I'm not sure what to think about debuts, quinceaneras, etc ... on one hand it *is* a coming of age tradition, and a very deep-rooted one (EVERY girl of a certain class and up expects to have one), but on the other hand, a tradition that represents what ... vanity, narcissism, some of them more lavish than many weddings, I'm making assumptions here but I'm pretty sure it has something to do with being paraded around for potential marriage, etc. I have to say it's all kinda loco. And then what if you can't afford a lavish party ... I think a saw a movie entitled, "The Debut" that addressed that very issue, the father was a simple mail carrier and they did the best they could to live up to the expectations. I guess if we have a daughter, I will have to give it a lot of thought.
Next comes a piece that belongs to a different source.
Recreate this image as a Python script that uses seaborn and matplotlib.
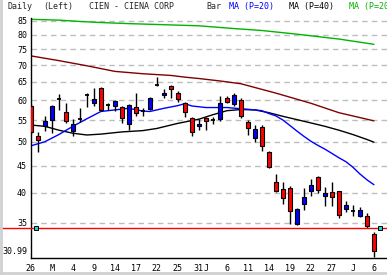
import numpy as np
import pandas as pd
import matplotlib
matplotlib.use("Agg")
import matplotlib.pyplot as plt
from matplotlib.lines import Line2D
from matplotlib.ticker import FixedLocator, FixedFormatter, NullFormatter
import seaborn as sns

# ---------------- data ----------------
opens  = [58.5, 51.3, 53.5, 55.1, 60.4, 57.0, 52.3, 55.3, 61.5, 59.4,
          63.3, 58.8, 58.6, 58.2, 54.0, 58.2, 57.2, 57.8, 64.1, 61.4,
          63.9, 62.0, 59.2, 55.5, 53.5, 55.4, 54.9, 55.3, 60.6, 59.0,
          60.0, 54.5, 50.8, 53.3, 47.8, 41.9, 40.7, 40.8, 34.9, 38.0,
          40.2, 42.9, 39.4, 40.1, 40.2, 37.2, 36.8, 36.0, 36.1, 33.3]
highs  = [59.0, 52.1, 56.0, 58.8, 61.7, 59.4, 55.3, 58.0, 61.8, 63.3,
          63.5, 59.4, 60.1, 58.5, 59.1, 62.0, 58.0, 60.8, 66.3, 63.0,
          64.1, 62.6, 59.6, 55.8, 55.3, 55.8, 55.8, 61.0, 61.2, 61.8,
          60.6, 55.0, 53.8, 53.7, 47.9, 43.3, 41.9, 41.2, 37.3, 40.8,
          42.4, 43.0, 40.9, 41.9, 40.3, 38.6, 37.8, 37.5, 36.6, 33.6]
lows   = [51.8, 47.7, 52.3, 51.9, 57.4, 54.3, 51.3, 54.6, 58.3, 58.5,
          57.2, 57.4, 57.3, 54.4, 52.6, 56.0, 56.0, 57.5, 63.9, 60.6,
          60.6, 59.6, 55.8, 51.2, 52.6, 52.6, 54.0, 54.8, 59.2, 58.4,
          55.5, 51.5, 49.9, 48.1, 44.5, 40.1, 38.0, 34.9, 34.7, 37.0,
          39.4, 39.9, 37.7, 37.7, 35.7, 36.7, 36.0, 35.9, 34.2, 30.1]
closes = [52.2, 50.3, 54.8, 58.5, 60.4, 54.7, 54.1, 55.3, 61.5, 60.4,
          57.4, 58.8, 59.8, 55.5, 58.8, 56.6, 57.2, 60.6, 64.1, 62.0,
          63.1, 60.2, 57.0, 52.1, 54.1, 54.7, 54.9, 59.2, 59.5, 61.5,
          56.1, 53.0, 52.9, 49.1, 44.7, 40.2, 39.1, 36.8, 37.2, 39.2,
          41.4, 40.4, 40.0, 39.2, 36.2, 37.8, 36.8, 37.1, 34.6, 30.99]

# x-axis labels (trading-day index -> label)
date_label_idx = [0, 3, 6, 9, 12, 15, 18, 21, 24, 25, 28, 31, 34, 37, 40, 43, 46, 49]
date_labels    = ["26", "M", "4", "9", "14", "17", "22", "25", "31", "J",
                  "6", "11", "14", "19", "22", "27", "J", "6"]

# moving averages (values read at selected trading-day indices)
ma20_idx = [0, 2, 4, 6, 8, 10, 11, 14, 16, 17, 19, 21, 22, 23, 25, 28, 30, 32,
            33, 34, 35, 36, 37, 38, 39, 40, 41, 42, 43, 44, 45, 46, 47, 48, 49]
ma20_val = [49.1, 50.0, 51.6, 53.5, 55.3, 57.1, 57.3, 57.9, 57.2, 57.1, 57.9,
            58.6, 59.1, 58.5, 58.1, 58.1, 57.8, 57.5, 57.3, 56.6, 56.0, 55.0,
            53.7, 52.4, 51.2, 50.1, 49.2, 48.4, 47.5, 46.6, 45.8, 44.7, 43.4,
            42.3, 41.4]
ma40_idx = [0, 2, 4, 6, 8, 10, 13, 16, 18, 21, 24, 26, 28, 30, 32, 34, 36, 38,
            40, 42, 44, 46, 48, 49]
ma40_val = [53.8, 53.5, 52.6, 51.9, 51.5, 51.7, 52.2, 52.5, 53.0, 54.2, 55.2,
            56.3, 57.3, 57.6, 57.5, 56.8, 55.9, 55.1, 54.3, 53.5, 52.6, 51.6,
            50.5, 49.9]
ma100_idx = [0, 4, 8, 12, 16, 20, 22, 24, 27, 30, 35, 40, 44, 49]
ma100_val = [72.9, 71.4, 69.8, 68.1, 67.4, 66.9, 66.4, 66.0, 65.3, 64.5, 61.9,
             59.2, 56.8, 54.8]
ma200_idx = [0, 4, 7, 10, 14, 19, 24, 29, 33, 38, 44, 49]
ma200_val = [85.6, 85.3, 84.8, 84.4, 84.0, 83.6, 83.2, 82.2, 81.5, 80.2, 78.5,
             76.7]

ytick_vals   = [85, 80, 75, 70, 65, 60, 55, 50, 45, 40, 35, 30.99]
ytick_labels = ["85", "80", "75", "70", "65", "60", "55", "50", "45", "40",
                "35", "30.99"]
grid_vals    = [85, 80, 75, 70, 65, 60, 55, 50, 45, 40, 35]

hline_value = 34.2
hline_handle_idx = [0.8, 49.9]

# ---------------- style ----------------
sns.set_style("white")
plt.rcParams["font.family"] = ["DejaVu Sans Mono", "DejaVu Sans"]
FS = 6.0

W, H = 387, 275
fig = plt.figure(figsize=(W / 100, H / 100), dpi=100)
left_px, right_px, top_px, bot_px = 30.5, 386.5, 18, 258
ax = fig.add_axes([left_px / W, 1 - bot_px / H,
                   (right_px - left_px) / W, (bot_px - top_px) / H])

n = len(opens)
x = np.arange(n)
o = np.array(opens); c = np.array(closes)
hi = np.array(highs); lo = np.array(lows)

ax.set_yscale("log")
ax.set_ylim(30.0, 86.1)
ax.set_xlim(-0.05, 50.8)

# gridlines
ax.hlines(grid_vals, -0.05, 50.8, colors="#bdbdbd", linestyles=(0, (4, 3)),
          lw=1, zorder=1)

# moving averages via seaborn
sns.lineplot(x=ma200_idx, y=ma200_val, ax=ax, color="#00b400", lw=1, zorder=2)
sns.lineplot(x=ma100_idx, y=ma100_val, ax=ax, color="#800000", lw=1, zorder=2)
sns.lineplot(x=ma40_idx, y=ma40_val, ax=ax, color="black", lw=1, zorder=2)
sns.lineplot(x=ma20_idx, y=ma20_val, ax=ax, color="#0000ff", lw=1, zorder=2)

# candles
ax.vlines(x, lo, hi, colors="black", lw=1, zorder=3)
up = c > o
dn = c < o
dj = c == o
body_w = 0.6
ax.bar(x[up], (c - o)[up], bottom=o[up], width=body_w, color="#0000ff",
       edgecolor="black", lw=0.8, zorder=4)
ax.bar(x[dn], (o - c)[dn], bottom=c[dn], width=body_w, color="#ff0000",
       edgecolor="black", lw=0.8, zorder=4)
ax.hlines(c[dj], x[dj] - 0.32, x[dj] + 0.32, colors="black", lw=1.3, zorder=4)

# horizontal line across the whole chart, with handles
ax.axhline(hline_value, xmin=-left_px / (right_px - left_px), xmax=1.01,
           color="#ff0000", lw=1, clip_on=False, zorder=5)
ax.plot(hline_handle_idx, [hline_value] * len(hline_handle_idx), ls="none",
        marker="s", ms=3.2, mfc="#00e0e0", mec="black", mew=0.7, zorder=6,
        clip_on=False)

# axes / ticks
for s in ["top", "right"]:
    ax.spines[s].set_visible(False)
for s in ["left", "bottom"]:
    ax.spines[s].set_color("black")
    ax.spines[s].set_linewidth(1)

ax.yaxis.set_major_locator(FixedLocator(ytick_vals))
ax.yaxis.set_major_formatter(FixedFormatter(ytick_labels))
ax.yaxis.set_minor_locator(FixedLocator(np.arange(31, 87, 1.0)))
ax.yaxis.set_minor_formatter(NullFormatter())
ax.xaxis.set_major_locator(FixedLocator(date_label_idx))
ax.xaxis.set_major_formatter(FixedFormatter(date_labels))
ax.xaxis.set_minor_locator(FixedLocator(x))

ax.tick_params(axis="y", which="major", length=2, width=1, pad=0.5,
               labelsize=FS, direction="out", colors="black")
ax.tick_params(axis="y", which="minor", length=1.5, width=0.8, direction="out")
ax.tick_params(axis="x", which="major", length=3, width=1, pad=1,
               labelsize=FS, direction="out", colors="black")
ax.tick_params(axis="x", which="minor", length=1.5, width=0.8, direction="out")

# header texts
ty = 1 - 6.5 / H
fig.text(8 / W, ty, "Daily", fontsize=FS, va="center", ha="left")
fig.text(43 / W, ty, "(Left)", fontsize=FS, va="center", ha="left")
fig.text(89 / W, ty, "CIEN - CIENA CORP", fontsize=FS, va="center", ha="left")
fig.text(206 / W, ty, "Bar", fontsize=FS, va="center", ha="left")
fig.text(229 / W, ty, "MA (P=20)", fontsize=FS, va="center", ha="left",
         color="#0000ff")
fig.text(289 / W, ty, "MA (P=40)", fontsize=FS, va="center", ha="left",
         color="black")
fig.text(349 / W, ty, "MA (P=200)", fontsize=FS, va="center", ha="left",
         color="#00b400")

# window border
fig.add_artist(Line2D([1 / W, 1 / W], [0, 1], color="#d0d0d0", lw=2))
fig.add_artist(Line2D([0, 1], [2 / H, 2 / H], color="#d0d0d0", lw=2))

fig.savefig("out.png", dpi=100)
I also like the idea of taking a trip, say, to South Korea, or somewhere really significant in Peru like Macchu Pichu instead. Great post, Mamazilla!

maria said...

Hey Mamazilla, It was a mixed gender swimming party, and no we did not have any chaperones. I think my Dad figured if I wanted to do some mischief I would not do it in front of all my friends ;p I don't think I would have called it a swim party if there's only two of us, ti-hee. I guess we'll find out when my daughter decides on what she wants.

SugarMama said...

Oh how I had dreamed to be just like Molly Ringwald at that time. LOL! I would have loved a debut, but I never really got asked, and I never dared asked. And if my daughter ask for one when she turns 18 --- uhhhm...as long as she won't be acting like those brats in MTV's Sweet Sixteen show!

BTW --- wow -- I didn't know Pussycat Doll's lead singer is partly Filipino! No wonder she is sooo good..hehe!